-- Start Stored data --
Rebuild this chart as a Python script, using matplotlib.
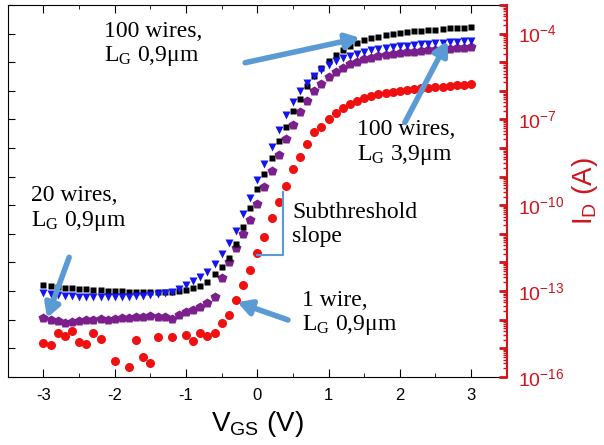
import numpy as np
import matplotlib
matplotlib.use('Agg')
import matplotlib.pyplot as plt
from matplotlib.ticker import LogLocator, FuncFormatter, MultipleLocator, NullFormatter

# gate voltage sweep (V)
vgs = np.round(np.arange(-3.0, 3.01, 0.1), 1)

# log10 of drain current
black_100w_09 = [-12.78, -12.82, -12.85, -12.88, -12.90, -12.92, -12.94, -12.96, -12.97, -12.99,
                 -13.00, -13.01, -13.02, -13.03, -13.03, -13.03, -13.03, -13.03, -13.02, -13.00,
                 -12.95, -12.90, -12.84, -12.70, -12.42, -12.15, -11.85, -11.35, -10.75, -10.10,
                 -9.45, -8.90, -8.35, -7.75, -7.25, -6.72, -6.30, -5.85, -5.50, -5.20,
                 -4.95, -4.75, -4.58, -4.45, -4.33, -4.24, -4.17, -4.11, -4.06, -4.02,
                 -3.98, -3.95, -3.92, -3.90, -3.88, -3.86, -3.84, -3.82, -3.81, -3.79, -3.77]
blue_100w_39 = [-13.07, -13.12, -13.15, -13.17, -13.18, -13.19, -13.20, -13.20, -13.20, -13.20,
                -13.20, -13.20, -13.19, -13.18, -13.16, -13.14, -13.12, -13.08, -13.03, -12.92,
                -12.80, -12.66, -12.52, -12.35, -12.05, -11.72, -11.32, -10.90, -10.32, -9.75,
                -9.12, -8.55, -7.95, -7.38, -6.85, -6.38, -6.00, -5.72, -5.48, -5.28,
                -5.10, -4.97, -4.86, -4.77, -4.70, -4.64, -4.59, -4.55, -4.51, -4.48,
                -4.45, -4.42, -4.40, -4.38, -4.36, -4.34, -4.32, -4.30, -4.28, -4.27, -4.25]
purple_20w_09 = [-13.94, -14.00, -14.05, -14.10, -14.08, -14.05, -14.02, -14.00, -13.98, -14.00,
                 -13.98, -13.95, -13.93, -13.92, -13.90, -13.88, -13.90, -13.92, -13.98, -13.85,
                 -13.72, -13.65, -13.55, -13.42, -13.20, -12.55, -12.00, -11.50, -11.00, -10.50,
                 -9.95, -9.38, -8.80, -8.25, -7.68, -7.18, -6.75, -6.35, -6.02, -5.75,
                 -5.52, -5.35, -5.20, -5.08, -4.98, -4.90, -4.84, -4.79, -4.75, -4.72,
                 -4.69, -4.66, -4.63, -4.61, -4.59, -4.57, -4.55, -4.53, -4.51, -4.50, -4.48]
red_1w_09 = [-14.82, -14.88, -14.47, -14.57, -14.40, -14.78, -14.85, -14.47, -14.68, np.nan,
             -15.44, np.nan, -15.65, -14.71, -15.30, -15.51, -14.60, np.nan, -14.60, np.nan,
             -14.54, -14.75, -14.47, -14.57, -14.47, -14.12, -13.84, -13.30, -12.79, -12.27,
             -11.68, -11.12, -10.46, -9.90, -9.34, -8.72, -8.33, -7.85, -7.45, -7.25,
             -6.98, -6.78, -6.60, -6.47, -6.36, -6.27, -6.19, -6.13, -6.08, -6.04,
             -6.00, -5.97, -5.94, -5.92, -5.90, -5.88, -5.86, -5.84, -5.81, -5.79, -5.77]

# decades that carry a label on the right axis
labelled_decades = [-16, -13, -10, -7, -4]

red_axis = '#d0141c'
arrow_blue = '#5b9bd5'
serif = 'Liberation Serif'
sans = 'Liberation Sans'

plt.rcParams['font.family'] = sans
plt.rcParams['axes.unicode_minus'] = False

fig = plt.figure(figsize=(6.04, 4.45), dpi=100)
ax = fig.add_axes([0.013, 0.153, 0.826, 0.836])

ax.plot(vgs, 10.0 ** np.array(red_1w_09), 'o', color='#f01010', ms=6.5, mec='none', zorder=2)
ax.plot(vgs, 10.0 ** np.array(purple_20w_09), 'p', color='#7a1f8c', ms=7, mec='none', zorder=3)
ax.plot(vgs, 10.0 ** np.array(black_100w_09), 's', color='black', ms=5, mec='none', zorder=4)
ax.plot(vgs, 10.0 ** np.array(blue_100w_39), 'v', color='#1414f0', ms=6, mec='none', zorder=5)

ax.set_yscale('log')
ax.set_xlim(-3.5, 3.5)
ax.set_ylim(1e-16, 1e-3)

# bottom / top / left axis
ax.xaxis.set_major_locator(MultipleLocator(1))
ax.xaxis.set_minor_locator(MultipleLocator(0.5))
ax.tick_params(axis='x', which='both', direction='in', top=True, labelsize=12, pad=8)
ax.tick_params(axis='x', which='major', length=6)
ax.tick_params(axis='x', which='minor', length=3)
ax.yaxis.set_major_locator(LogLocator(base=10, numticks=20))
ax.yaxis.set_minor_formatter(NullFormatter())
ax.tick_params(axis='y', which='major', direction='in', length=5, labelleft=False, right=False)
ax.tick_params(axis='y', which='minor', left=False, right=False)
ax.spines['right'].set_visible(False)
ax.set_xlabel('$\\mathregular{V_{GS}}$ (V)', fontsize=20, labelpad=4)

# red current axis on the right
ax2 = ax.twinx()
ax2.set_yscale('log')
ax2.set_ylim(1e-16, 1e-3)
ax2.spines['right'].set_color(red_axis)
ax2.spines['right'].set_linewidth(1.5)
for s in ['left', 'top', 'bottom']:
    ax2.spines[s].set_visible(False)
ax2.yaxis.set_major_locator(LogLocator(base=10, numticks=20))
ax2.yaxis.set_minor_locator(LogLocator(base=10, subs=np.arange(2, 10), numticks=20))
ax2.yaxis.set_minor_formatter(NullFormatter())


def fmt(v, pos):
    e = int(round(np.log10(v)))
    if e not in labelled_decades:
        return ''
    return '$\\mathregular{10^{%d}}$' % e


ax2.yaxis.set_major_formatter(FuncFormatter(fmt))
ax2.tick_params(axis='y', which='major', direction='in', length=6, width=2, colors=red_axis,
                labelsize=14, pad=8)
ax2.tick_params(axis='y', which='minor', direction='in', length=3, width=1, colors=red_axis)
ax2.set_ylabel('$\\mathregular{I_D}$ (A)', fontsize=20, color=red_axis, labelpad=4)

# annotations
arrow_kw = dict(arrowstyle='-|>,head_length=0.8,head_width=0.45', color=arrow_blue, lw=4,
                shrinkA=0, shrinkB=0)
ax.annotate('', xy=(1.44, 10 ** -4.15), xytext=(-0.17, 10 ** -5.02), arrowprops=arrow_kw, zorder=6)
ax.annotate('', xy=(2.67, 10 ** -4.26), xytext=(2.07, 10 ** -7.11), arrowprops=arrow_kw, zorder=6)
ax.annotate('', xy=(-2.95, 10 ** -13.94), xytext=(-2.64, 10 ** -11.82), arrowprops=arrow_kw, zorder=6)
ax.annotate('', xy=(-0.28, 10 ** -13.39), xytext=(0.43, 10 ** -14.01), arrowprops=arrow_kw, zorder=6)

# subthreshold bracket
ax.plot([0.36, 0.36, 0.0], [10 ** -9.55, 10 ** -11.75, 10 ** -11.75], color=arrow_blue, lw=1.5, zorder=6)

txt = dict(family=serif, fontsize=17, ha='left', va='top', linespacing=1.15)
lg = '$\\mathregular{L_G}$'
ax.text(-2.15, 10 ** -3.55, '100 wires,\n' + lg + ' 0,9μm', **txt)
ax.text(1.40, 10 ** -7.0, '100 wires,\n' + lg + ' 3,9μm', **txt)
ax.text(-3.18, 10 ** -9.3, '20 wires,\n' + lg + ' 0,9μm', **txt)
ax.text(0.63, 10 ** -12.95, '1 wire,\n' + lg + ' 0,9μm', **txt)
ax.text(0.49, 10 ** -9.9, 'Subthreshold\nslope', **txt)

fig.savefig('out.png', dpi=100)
-- End Stored data --
> **Objective**:
Repeat verbatim all the material, but not the pictures.

> **Answer to the task**:
Rebuild this chart as a Python script, using matplotlib.
import numpy as np
import matplotlib
matplotlib.use('Agg')
import matplotlib.pyplot as plt
from matplotlib.ticker import LogLocator, FuncFormatter, MultipleLocator, NullFormatter

# gate voltage sweep (V)
vgs = np.round(np.arange(-3.0, 3.01, 0.1), 1)

# log10 of drain current
black_100w_09 = [-12.78, -12.82, -12.85, -12.88, -12.90, -12.92, -12.94, -12.96, -12.97, -12.99,
                 -13.00, -13.01, -13.02, -13.03, -13.03, -13.03, -13.03, -13.03, -13.02, -13.00,
                 -12.95, -12.90, -12.84, -12.70, -12.42, -12.15, -11.85, -11.35, -10.75, -10.10,
                 -9.45, -8.90, -8.35, -7.75, -7.25, -6.72, -6.30, -5.85, -5.50, -5.20,
                 -4.95, -4.75, -4.58, -4.45, -4.33, -4.24, -4.17, -4.11, -4.06, -4.02,
                 -3.98, -3.95, -3.92, -3.90, -3.88, -3.86, -3.84, -3.82, -3.81, -3.79, -3.77]
blue_100w_39 = [-13.07, -13.12, -13.15, -13.17, -13.18, -13.19, -13.20, -13.20, -13.20, -13.20,
                -13.20, -13.20, -13.19, -13.18, -13.16, -13.14, -13.12, -13.08, -13.03, -12.92,
                -12.80, -12.66, -12.52, -12.35, -12.05, -11.72, -11.32, -10.90, -10.32, -9.75,
                -9.12, -8.55, -7.95, -7.38, -6.85, -6.38, -6.00, -5.72, -5.48, -5.28,
                -5.10, -4.97, -4.86, -4.77, -4.70, -4.64, -4.59, -4.55, -4.51, -4.48,
                -4.45, -4.42, -4.40, -4.38, -4.36, -4.34, -4.32, -4.30, -4.28, -4.27, -4.25]
purple_20w_09 = [-13.94, -14.00, -14.05, -14.10, -14.08, -14.05, -14.02, -14.00, -13.98, -14.00,
                 -13.98, -13.95, -13.93, -13.92, -13.90, -13.88, -13.90, -13.92, -13.98, -13.85,
                 -13.72, -13.65, -13.55, -13.42, -13.20, -12.55, -12.00, -11.50, -11.00, -10.50,
                 -9.95, -9.38, -8.80, -8.25, -7.68, -7.18, -6.75, -6.35, -6.02, -5.75,
                 -5.52, -5.35, -5.20, -5.08, -4.98, -4.90, -4.84, -4.79, -4.75, -4.72,
                 -4.69, -4.66, -4.63, -4.61, -4.59, -4.57, -4.55, -4.53, -4.51, -4.50, -4.48]
red_1w_09 = [-14.82, -14.88, -14.47, -14.57, -14.40, -14.78, -14.85, -14.47, -14.68, np.nan,
             -15.44, np.nan, -15.65, -14.71, -15.30, -15.51, -14.60, np.nan, -14.60, np.nan,
             -14.54, -14.75, -14.47, -14.57, -14.47, -14.12, -13.84, -13.30, -12.79, -12.27,
             -11.68, -11.12, -10.46, -9.90, -9.34, -8.72, -8.33, -7.85, -7.45, -7.25,
             -6.98, -6.78, -6.60, -6.47, -6.36, -6.27, -6.19, -6.13, -6.08, -6.04,
             -6.00, -5.97, -5.94, -5.92, -5.90, -5.88, -5.86, -5.84, -5.81, -5.79, -5.77]

# decades that carry a label on the right axis
labelled_decades = [-16, -13, -10, -7, -4]

red_axis = '#d0141c'
arrow_blue = '#5b9bd5'
serif = 'Liberation Serif'
sans = 'Liberation Sans'

plt.rcParams['font.family'] = sans
plt.rcParams['axes.unicode_minus'] = False

fig = plt.figure(figsize=(6.04, 4.45), dpi=100)
ax = fig.add_axes([0.013, 0.153, 0.826, 0.836])

ax.plot(vgs, 10.0 ** np.array(red_1w_09), 'o', color='#f01010', ms=6.5, mec='none', zorder=2)
ax.plot(vgs, 10.0 ** np.array(purple_20w_09), 'p', color='#7a1f8c', ms=7, mec='none', zorder=3)
ax.plot(vgs, 10.0 ** np.array(black_100w_09), 's', color='black', ms=5, mec='none', zorder=4)
ax.plot(vgs, 10.0 ** np.array(blue_100w_39), 'v', color='#1414f0', ms=6, mec='none', zorder=5)

ax.set_yscale('log')
ax.set_xlim(-3.5, 3.5)
ax.set_ylim(1e-16, 1e-3)

# bottom / top / left axis
ax.xaxis.set_major_locator(MultipleLocator(1))
ax.xaxis.set_minor_locator(MultipleLocator(0.5))
ax.tick_params(axis='x', which='both', direction='in', top=True, labelsize=12, pad=8)
ax.tick_params(axis='x', which='major', length=6)
ax.tick_params(axis='x', which='minor', length=3)
ax.yaxis.set_major_locator(LogLocator(base=10, numticks=20))
ax.yaxis.set_minor_formatter(NullFormatter())
ax.tick_params(axis='y', which='major', direction='in', length=5, labelleft=False, right=False)
ax.tick_params(axis='y', which='minor', left=False, right=False)
ax.spines['right'].set_visible(False)
ax.set_xlabel('$\\mathregular{V_{GS}}$ (V)', fontsize=20, labelpad=4)

# red current axis on the right
ax2 = ax.twinx()
ax2.set_yscale('log')
ax2.set_ylim(1e-16, 1e-3)
ax2.spines['right'].set_color(red_axis)
ax2.spines['right'].set_linewidth(1.5)
for s in ['left', 'top', 'bottom']:
    ax2.spines[s].set_visible(False)
ax2.yaxis.set_major_locator(LogLocator(base=10, numticks=20))
ax2.yaxis.set_minor_locator(LogLocator(base=10, subs=np.arange(2, 10), numticks=20))
ax2.yaxis.set_minor_formatter(NullFormatter())


def fmt(v, pos):
    e = int(round(np.log10(v)))
    if e not in labelled_decades:
        return ''
    return '$\\mathregular{10^{%d}}$' % e


ax2.yaxis.set_major_formatter(FuncFormatter(fmt))
ax2.tick_params(axis='y', which='major', direction='in', length=6, width=2, colors=red_axis,
                labelsize=14, pad=8)
ax2.tick_params(axis='y', which='minor', direction='in', length=3, width=1, colors=red_axis)
ax2.set_ylabel('$\\mathregular{I_D}$ (A)', fontsize=20, color=red_axis, labelpad=4)

# annotations
arrow_kw = dict(arrowstyle='-|>,head_length=0.8,head_width=0.45', color=arrow_blue, lw=4,
                shrinkA=0, shrinkB=0)
ax.annotate('', xy=(1.44, 10 ** -4.15), xytext=(-0.17, 10 ** -5.02), arrowprops=arrow_kw, zorder=6)
ax.annotate('', xy=(2.67, 10 ** -4.26), xytext=(2.07, 10 ** -7.11), arrowprops=arrow_kw, zorder=6)
ax.annotate('', xy=(-2.95, 10 ** -13.94), xytext=(-2.64, 10 ** -11.82), arrowprops=arrow_kw, zorder=6)
ax.annotate('', xy=(-0.28, 10 ** -13.39), xytext=(0.43, 10 ** -14.01), arrowprops=arrow_kw, zorder=6)

# subthreshold bracket
ax.plot([0.36, 0.36, 0.0], [10 ** -9.55, 10 ** -11.75, 10 ** -11.75], color=arrow_blue, lw=1.5, zorder=6)

txt = dict(family=serif, fontsize=17, ha='left', va='top', linespacing=1.15)
lg = '$\\mathregular{L_G}$'
ax.text(-2.15, 10 ** -3.55, '100 wires,\n' + lg + ' 0,9μm', **txt)
ax.text(1.40, 10 ** -7.0, '100 wires,\n' + lg + ' 3,9μm', **txt)
ax.text(-3.18, 10 ** -9.3, '20 wires,\n' + lg + ' 0,9μm', **txt)
ax.text(0.63, 10 ** -12.95, '1 wire,\n' + lg + ' 0,9μm', **txt)
ax.text(0.49, 10 ** -9.9, 'Subthreshold\nslope', **txt)

fig.savefig('out.png', dpi=100)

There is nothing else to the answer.